There was a game Sue and I used to play with the kids on long car journeys. Someone starts by saying, “My aunt went to Paris and brought me….” and names one item. Player two repeats exactly what player one has said, and adds one item at the end”. And so it continues (what we mathematicians call a process of iteration). Anyone who fails to correctly recite the entire list is eliminated. Take this as a metaphor for the Conference.
We began last Thursday with bible study; on Sunday we added plenary sessions; Indaba groups started on Monday; Tuesday saw the first self-select sessions; today we’ve had a double dose with the introduction of fringe events and hearings. I’ve a sneaking suspicion that the real conference process is that whoever, by sometime late next week, can recite in order, all the different types of event we’ve had on the timetable, will get to decide the Anglican Communion’s policy on sexuality. And actually, I can think of plenty of worse ways.

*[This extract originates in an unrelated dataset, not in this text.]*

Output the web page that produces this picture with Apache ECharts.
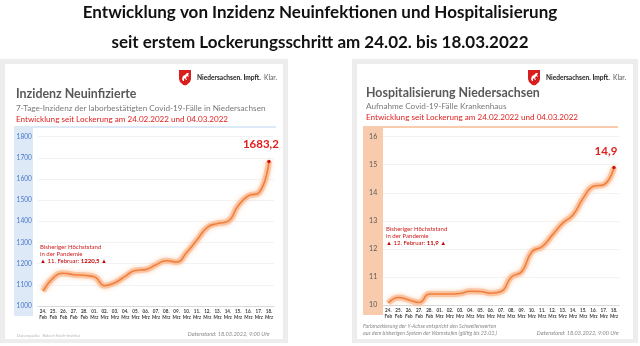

Tonight I was part of a group putting on a fringe event for bishops who are Visitors of Religious Communities. It was well attended, lively and constructive. The monastic orders (who are well represented in the chaplaincy team here) reflect the overall life of the Communion: in places where the church is growing they are typically growing, in other places they are seeking to develop fresh expressions of community life to reach out to those no longer attracted by past formulations. In England the concepts of poverty, chastity and obedience are about as counter-cultural as you can get – in fact the mere notion of making a lifetime commitment is pretty hard to grasp for those who have grown up in a culture where nothing, including the three traditional foci of career, locality and relationships is forever.

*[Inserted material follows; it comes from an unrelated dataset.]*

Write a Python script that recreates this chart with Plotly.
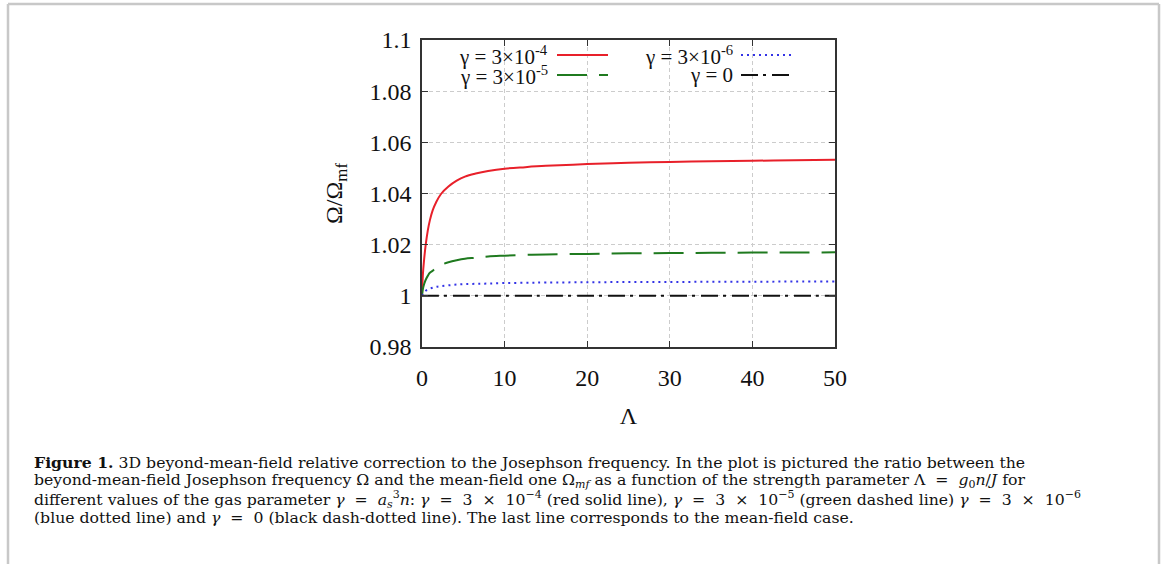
import plotly.graph_objects as go

# ---- data (read from the reference) ----
lam = [0, 0.1, 0.25, 0.45, 0.7, 0.95, 1.3, 1.7, 2.3, 3.2, 4.2, 5.2, 6.5, 8, 10,
       12.5, 15, 20, 25, 30, 35, 40, 45, 50]
ratio_g3e4 = [1.0, 1.008, 1.014, 1.020, 1.0255, 1.0295, 1.0335, 1.0365, 1.0398, 1.0427,
              1.0450, 1.0466, 1.0478, 1.0488, 1.0497, 1.0503, 1.0508, 1.0515, 1.0520,
              1.0523, 1.0526, 1.0528, 1.0530, 1.0532]
ratio_g3e5 = [1.0, 1.0025, 1.0045, 1.0063, 1.0078, 1.0090, 1.0098, 1.0110, 1.0121, 1.0131,
              1.0139, 1.0145, 1.0149, 1.0154, 1.0157, 1.0160, 1.0162, 1.0164, 1.0166,
              1.0167, 1.0168, 1.0169, 1.0169, 1.0170]
ratio_g3e6 = [1.0, 1.0008, 1.0014, 1.0020, 1.0024, 1.0028, 1.0032, 1.0035, 1.0038, 1.0041,
              1.0044, 1.0046, 1.0047, 1.0048, 1.0050, 1.0051, 1.0052, 1.0053, 1.0054,
              1.0054, 1.0055, 1.0055, 1.0056, 1.0056]
ratio_g0 = [1.0] * len(lam)

x_ticks = [0, 10, 20, 30, 40, 50]
y_ticks = [0.98, 1.0, 1.02, 1.04, 1.06, 1.08, 1.1]
y_ticktext = ["0.98", "1", "1.02", "1.04", "1.06", "1.08", "1.1"]

legend_labels = ["γ = 3×10<sup>-4</sup>", "γ = 3×10<sup>-5</sup>",
                 "γ = 3×10<sup>-6</sup>", "γ = 0"]

S = "&nbsp;"
S2 = "&nbsp;&nbsp;"
caption_lines = [
    "<b>Figure 1.</b> 3D beyond-mean-field relative correction to the Josephson frequency. "
    "In the plot is pictured the ratio between the",
    "beyond-mean-field Josephson frequency Ω and the mean-field one Ω<sub><i>mf</i></sub> as a "
    f"function of the strength parameter Λ{S2}={S2}<i>g</i><sub>0</sub><i>n</i>/<i>J</i> for",
    f"different values of the gas parameter <i>γ</i>{S2}={S2}<i>a</i><sub><i>s</i></sub><sup>3</sup><i>n</i>: "
    f"<i>γ</i>{S2}={S2}3{S2}×{S2}10<sup>−4</sup> (red solid line), "
    f"<i>γ</i>{S2}={S2}3{S2}×{S2}10<sup>−5</sup> "
    f"(green dashed line) <i>γ</i>{S2}={S2}3{S2}×{S2}10<sup>−6</sup>",
    f"(blue dotted line) and <i>γ</i>{S2}={S2}0 (black dash-dotted line). The last line corresponds "
    "to the mean-field case.",
]

# ---- styles ----
RED = "#e8202a"
GREEN = "#1f7a1f"
BLUE = "#3333e6"
BLACK = "#111111"
SERIF = "Liberation Serif, Times New Roman, serif"
CAP_FONT = "DejaVu Serif, serif"

W, H = 1167, 564
ML, MR, MT, MB = 422, 332, 40, 217
PW, PH = W - ML - MR, H - MT - MB


def px(x):
    return (x - ML) / PW


def py(y):
    return (H - MB - y) / PH


fig = go.Figure()
series = [
    (ratio_g3e4, RED, "solid", 2),
    (ratio_g3e5, GREEN, "30px,12px", 2),
    (ratio_g3e6, BLUE, "2px,4px", 2),
    (ratio_g0, BLACK, "17px,5px,3px,6px", 2),
]
for vals, col, dash, w in series:
    fig.add_trace(go.Scatter(x=lam, y=vals, mode="lines",
                             line=dict(color=col, dash=dash, width=w, shape="spline"),
                             showlegend=False, hoverinfo="skip"))

shapes = []
annotations = []

# opaque key box
shapes.append(dict(type="rect", xref="paper", yref="paper", layer="between",
                   x0=px(431), x1=px(806), y0=py(86), y1=py(44),
                   fillcolor="white", line=dict(width=0)))

# legend entries: (text right edge, row y, sample x0, x1, color, dash)
legend_pos = [
    (550, 55, 557, 608, RED, "solid"),
    (550, 75, 557, 608, GREEN, "30px,12px"),
    (735, 55, 741, 792, BLUE, "2px,4px"),
    (735, 75, 741, 792, BLACK, "17px,5px,3px,6px"),
]
for lbl, (xr, yy, s0, s1, col, dash) in zip(legend_labels, legend_pos):
    annotations.append(dict(text=lbl, xref="paper", yref="paper", x=px(xr), y=py(yy),
                            xanchor="right", yanchor="middle", showarrow=False,
                            font=dict(family=SERIF, size=21, color="#111")))
    shapes.append(dict(type="line", xref="paper", yref="paper",
                       x0=px(s0), x1=px(s1), y0=py(yy), y1=py(yy),
                       line=dict(color=col, dash=dash, width=2)))

# outer gray border (open at the bottom)
for (x0, y0, x1, y1) in [(8, 4, 8, 564), (8, 4, 1159, 4), (1159, 4, 1159, 564)]:
    shapes.append(dict(type="line", xref="paper", yref="paper",
                       x0=px(x0), y0=py(y0), x1=px(x1), y1=py(y1),
                       line=dict(color="#c8c8c8", width=2.5)))

# caption
cap_y = [462, 480.5, 499, 517.5]
for line, yy in zip(caption_lines, cap_y):
    annotations.append(dict(text=line, xref="paper", yref="paper", x=px(32), y=py(yy),
                            xanchor="left", yanchor="middle", showarrow=False, align="left",
                            font=dict(family=CAP_FONT, size=15.7, color="#111")))

axis_common = dict(showline=True, linecolor="#333", linewidth=1.5, mirror="ticks",
                   ticks="inside", ticklen=6, tickcolor="#333", tickwidth=1,
                   showgrid=True, gridcolor="#cccccc", griddash="4px,3px", gridwidth=1,
                   zeroline=False,
                   tickfont=dict(family=SERIF, size=24, color="#111"))

fig.update_xaxes(range=[0, 50], tickvals=x_ticks, ticklabelstandoff=8,
                 title=dict(text="Λ", font=dict(family=SERIF, size=24, color="#111"),
                            standoff=18),
                 **axis_common)
fig.update_yaxes(range=[0.98, 1.1], tickvals=y_ticks, ticktext=y_ticktext,
                 ticklabelstandoff=4,
                 title=dict(text="Ω/Ω<sub>mf</sub>", font=dict(family=SERIF, size=24, color="#111"),
                            standoff=20),
                 **axis_common)

fig.update_layout(width=W, height=H, margin=dict(l=ML, r=MR, t=MT, b=MB),
                  paper_bgcolor="white", plot_bgcolor="white",
                  shapes=shapes, annotations=annotations, showlegend=False)

fig.write_html("out.html", config={"displayModeBar": False},
               post_script="document.body.style.margin='0';document.body.style.overflow='hidden';")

The Hearing was the hardest event I’ve been to yet. These broadly relate to the Covenant or Windsor processes. Bishops get three minutes to speak to whoever chooses to turn up. It’s not a forum for formal debate, there are certainly no motions, amendments or votes, but the platform (today they were the Windsor Continuation Group) take back all that is said, together with comments submitted in writing, and process it into a further statement to the conference. I reckon something like two thirds of the bishops attended today’s session. We heard at first hand the real anguish that the divisions are causing to people on all sides of the questions. Speeches were delivered with pain and passion, but with grace. It was pretty heart wrenching, but then that’s exactly how it should be.
Chaos reigns over the arrangements for London tomorrow. Many of us UK bishops had not spotted an advance notice telling us we’d need passports or driving licences for this. The details of what we are allowed to take or not take failed to get read out in some indaba groups. When I asked at the information desk I was told that I must take suntan lotion but cannot take any form of bag (except a lady’s handbag). “So, how do I carry the suntan lotion?” I asked. After a reflective silence one of the helpers suggested I carry it in my pocket. I don’t think I’ve ever tried to transport a part used container of lotion in my trousers, it sounds potentially very messy.

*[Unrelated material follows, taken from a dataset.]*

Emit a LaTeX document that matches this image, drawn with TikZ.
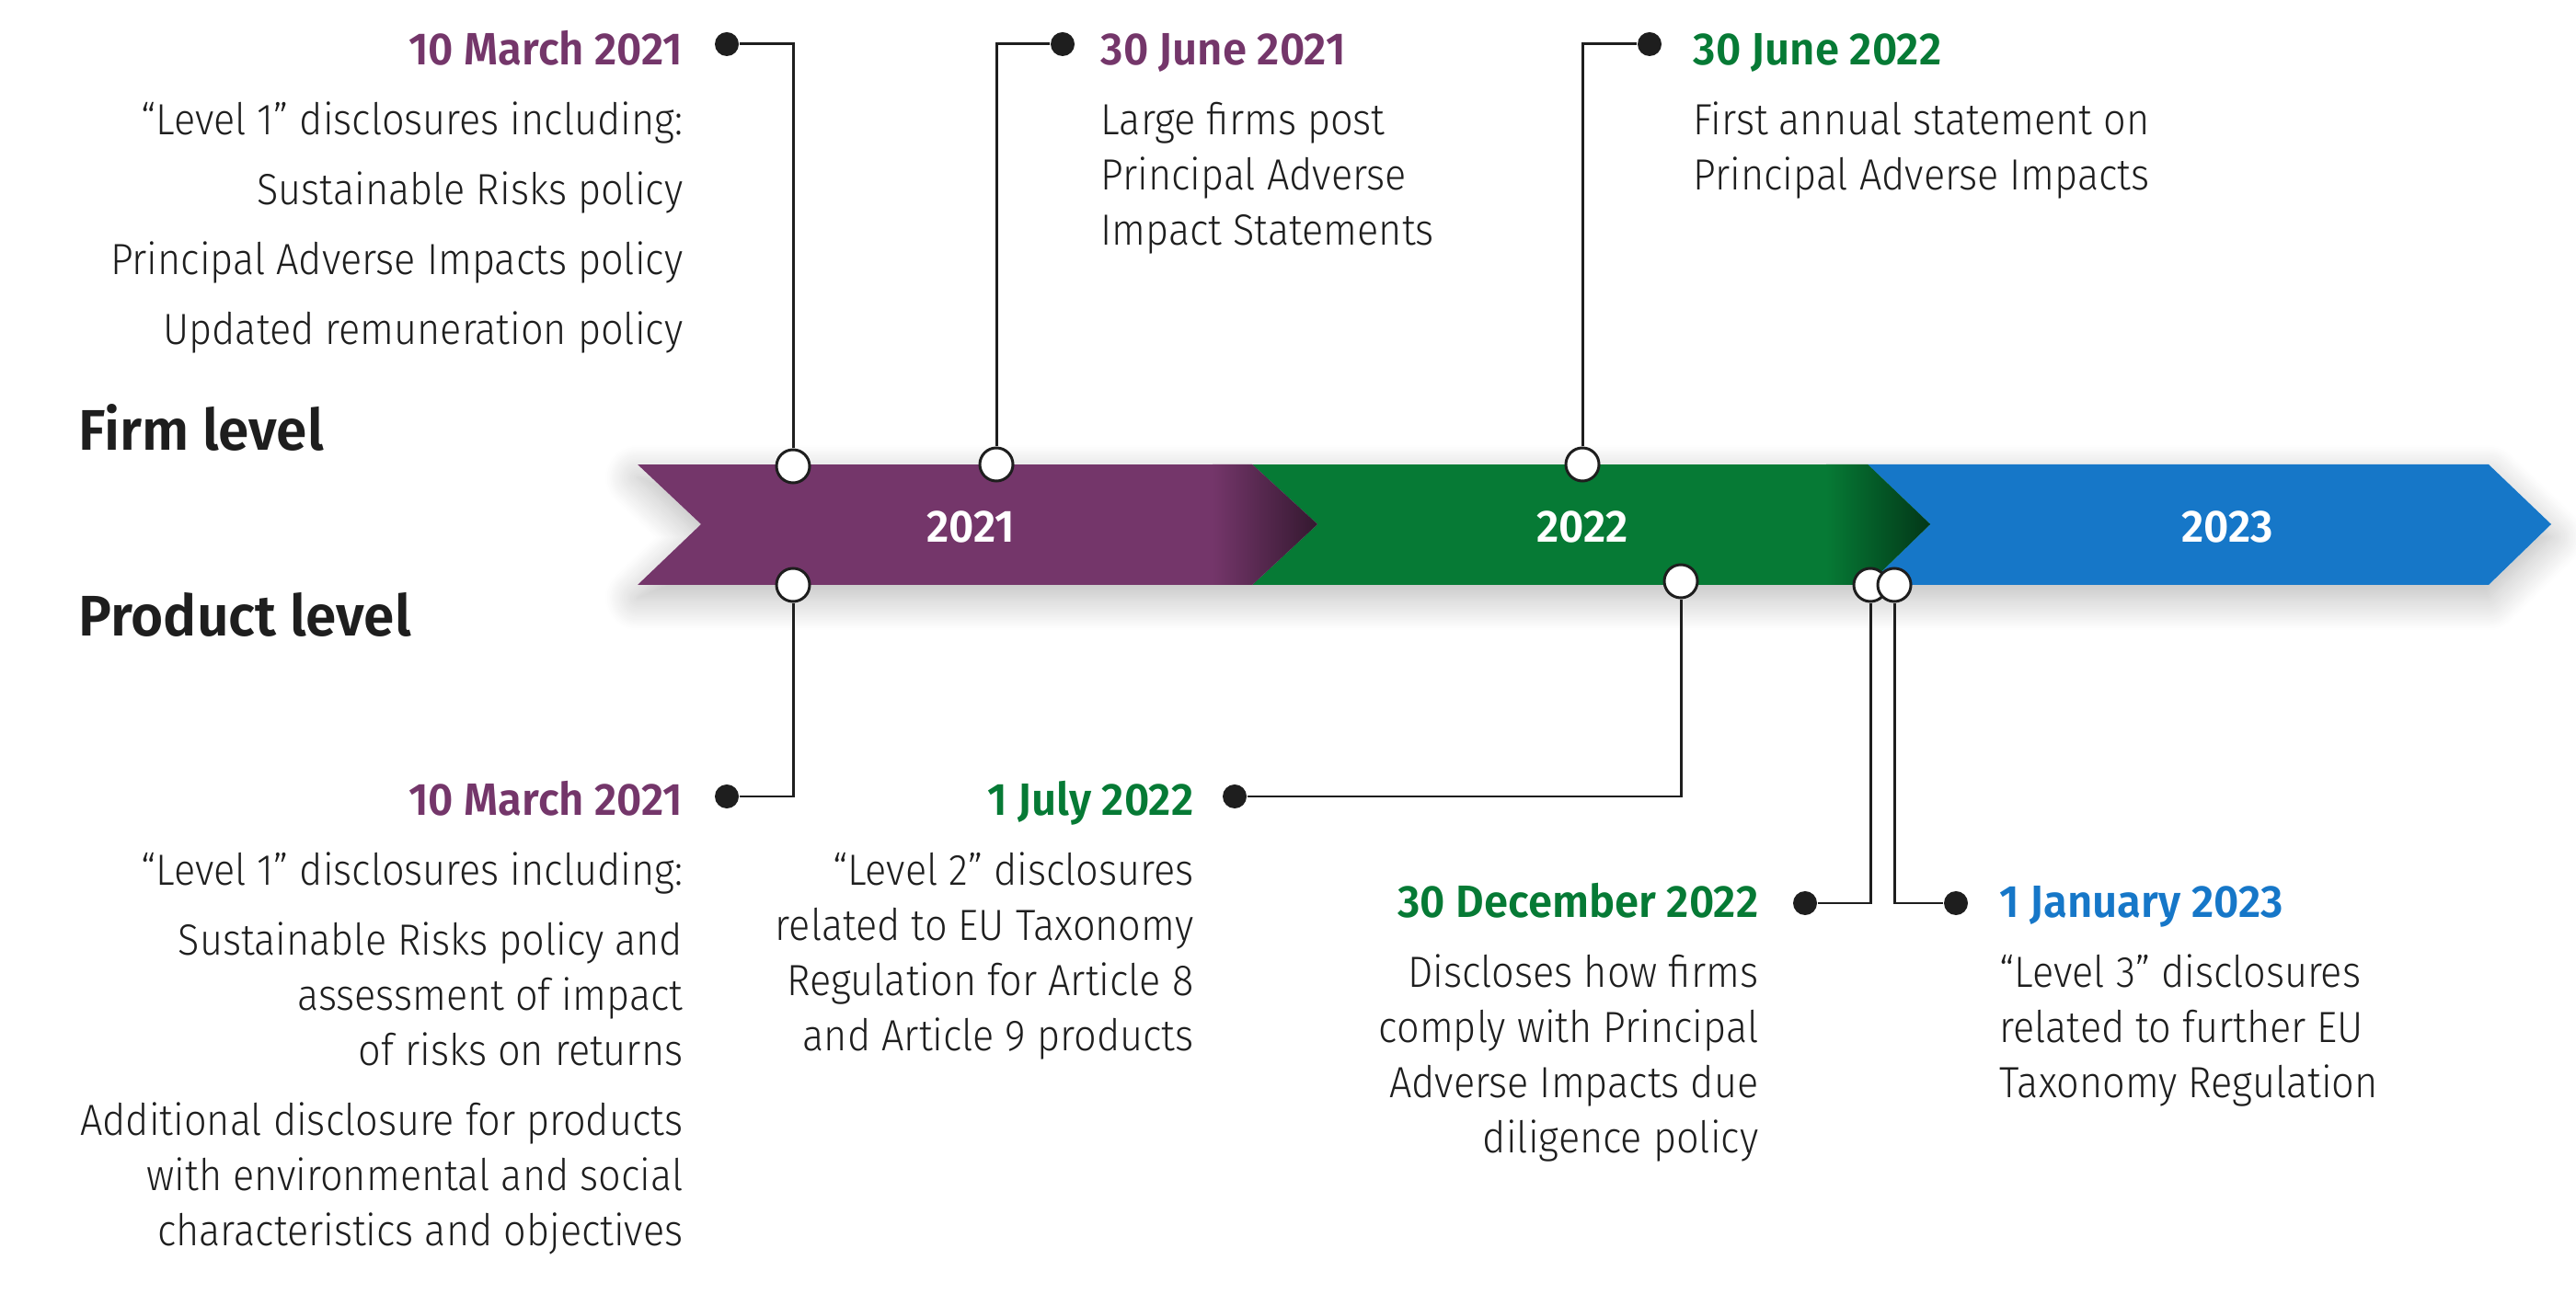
\documentclass[tikz,border=0pt]{standalone}
\usepackage{fontspec}
\usepackage{xcolor}
\usepackage{tikz}
\usetikzlibrary{shadows.blur,positioning}
\newfontfamily\bodyfont{Fira Sans Light}[FakeStretch=0.91]
\newfontfamily\datefont{Fira Sans SemiBold}[FakeStretch=0.96]
\newfontfamily\headfont{Fira Sans SemiBold}[FakeStretch=0.97]
\definecolor{sfdrpurple}{HTML}{74366A}
\definecolor{sfdrgreen}{HTML}{067A35}
\definecolor{sfdrblue}{HTML}{1677C8}
\definecolor{inkgray}{HTML}{1E1E1E}
\newcommand{\evtitle}[2]{{\datefont\fontsize{14pt}{17.07pt}\selectfont\color{#1}\rule{0pt}{11pt}#2}}
\newcommand{\gap}{4.55pt}
\tikzset{
  knob/.style={circle,draw=inkgray,fill=white,line width=0.85pt,minimum size=0.36cm,inner sep=0pt},
  bullet/.style={circle,fill=inkgray,minimum size=0.26cm,inner sep=0pt},
  link/.style={draw=inkgray,line width=0.85pt},
  evtext/.style={font=\bodyfont\fontsize{13.5pt}{17.07pt}\selectfont,text=inkgray,inner sep=0pt},
  yeartext/.style={font=\datefont\fontsize{14pt}{16pt}\selectfont,text=white,inner sep=0pt},
  headtext/.style={font=\headfont\fontsize{17.7pt}{20pt}\selectfont,text=inkgray,inner sep=0pt}
}
\begin{document}
\begin{tikzpicture}[x=0.01cm,y=-0.01cm]
\useasboundingbox (0,0) rectangle (2800,1407);
% banner with soft shadow
\fill[white,blur shadow={shadow xshift=0pt,shadow yshift=-4pt,shadow blur radius=10pt,shadow blur steps=20,shadow opacity=28}]
  (693,505) -- (2705,505) -- (2773,570) -- (2705,636) -- (693,636) -- (762,570) -- cycle;
\fill[sfdrblue] (2030,505) -- (2705,505) -- (2773,570) -- (2705,636) -- (2030,636) -- (2098,570) -- cycle;
\begin{scope}
  \clip (1361,505) -- (2030,505) -- (2098,570) -- (2030,636) -- (1361,636) -- (1432,570) -- cycle;
  \fill[sfdrgreen] (1300,505) rectangle (2100,636);
  \shade[left color=sfdrgreen,right color=sfdrgreen!45!black] (1985,505) rectangle (2098,636);
\end{scope}
\begin{scope}
  \clip (693,505) -- (1361,505) -- (1432,570) -- (1361,636) -- (693,636) -- (762,570) -- cycle;
  \fill[sfdrpurple] (690,505) rectangle (1435,636);
  \shade[left color=sfdrpurple,right color=sfdrpurple!45!black] (1318,505) rectangle (1432,636);
\end{scope}
\node[yeartext] (y2021) at (1055,573) {2021};
\node[yeartext] (y2022) at (1720,573) {2022};
\node[yeartext] (y2023) at (2421,573) {2023};

% row labels
\node[headtext,anchor=base west] (firm) at (85,490) {Firm level};
\node[headtext,anchor=base west] (product) at (85,692) {Product level};

% firm level events
\node[evtext,align=right,anchor=north east] (fmar21) at (743,31.3)
  {\evtitle{sfdrpurple}{10 March 2021}\\[\gap]
   “Level 1” disclosures including:\\[\gap]
   Sustainable Risks policy\\[\gap]
   Principal Adverse Impacts policy\\[\gap]
   Updated remuneration policy};
\node[evtext,align=left,anchor=north west] (fjun21) at (1196,31.3)
  {\evtitle{sfdrpurple}{30 June 2021}\\[\gap]
   Large firms post\\
   Principal Adverse\\
   Impact Statements};
\node[evtext,align=left,anchor=north west] (fjun22) at (1840,31.3)
  {\evtitle{sfdrgreen}{30 June 2022}\\[\gap]
   First annual statement on\\
   Principal Adverse Impacts};

% product level events
\node[evtext,align=right,anchor=north east] (pmar21) at (743,847.3)
  {\evtitle{sfdrpurple}{10 March 2021}\\[\gap]
   “Level 1” disclosures including:\\[\gap]
   Sustainable Risks policy and\\
   assessment of impact\\
   of risks on returns\\[\gap]
   Additional disclosure for products\\
   with environmental and social\\
   characteristics and objectives};
\node[evtext,align=right,anchor=north east] (pjul22) at (1298,847.3)
  {\evtitle{sfdrgreen}{1 July 2022}\\[\gap]
   “Level 2” disclosures\\
   related to EU Taxonomy\\
   Regulation for Article 8\\
   and Article 9 products};
\node[evtext,align=right,anchor=north east] (pdec22) at (1912,958.3)
  {\evtitle{sfdrgreen}{30 December 2022}\\[\gap]
   Discloses how firms\\
   comply with Principal\\
   Adverse Impacts due\\
   diligence policy};
\node[evtext,align=left,anchor=north west] (pjan23) at (2173,958.3)
  {\evtitle{sfdrblue}{1 January 2023}\\[\gap]
   “Level 3” disclosures\\
   related to further EU\\
   Taxonomy Regulation};

% markers on the banner
\node[knob] (fmar21pin) at (862,507) {};
\node[knob] (fjun21pin) at (1083,505) {};
\node[knob] (fjun22pin) at (1720,505) {};
\node[knob] (pmar21pin) at (862,636) {};
\node[knob] (pjul22pin) at (1827,632) {};
\node[knob] (pdec22pin) at (2033,636) {};
\node[knob] (pjan23pin) at (2059,636) {};

% bullets beside the dates
\node[bullet] (fmar21dot) at (790,48) {};
\node[bullet] (fjun21dot) at (1155,48) {};
\node[bullet] (fjun22dot) at (1793,48) {};
\node[bullet] (pmar21dot) at (790,866) {};
\node[bullet] (pjul22dot) at (1342,866) {};
\node[bullet] (pdec22dot) at (1962,982) {};
\node[bullet] (pjan23dot) at (2126,982) {};

\draw[link] (fmar21dot) -| (fmar21pin);
\draw[link] (fjun21dot) -| (fjun21pin);
\draw[link] (fjun22dot) -| (fjun22pin);
\draw[link] (pmar21dot) -| (pmar21pin);
\draw[link] (pjul22dot) -| (pjul22pin);
\draw[link] (pdec22dot) -| (pdec22pin);
\draw[link] (pjan23dot) -| (pjan23pin);
\end{tikzpicture}
\end{document}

Highlight of the day: I visited the “Holy Socks” stall in the marketplace (www.holysocks.co.uk – believe it or not). Having not worn socks for thirty years I threatened to picket it, but the lady (who’s from Scotland) was so nice that I promised to give her a blog mention instead.
Lowlight of the day: the university failed to adjust the time settings on the air-conditioning to take account of evening meetings (clearly something students never have) so we sweltered in a packed lecture hall for our evening fringe event until the events people (hats off to them) brought in several large electric fans.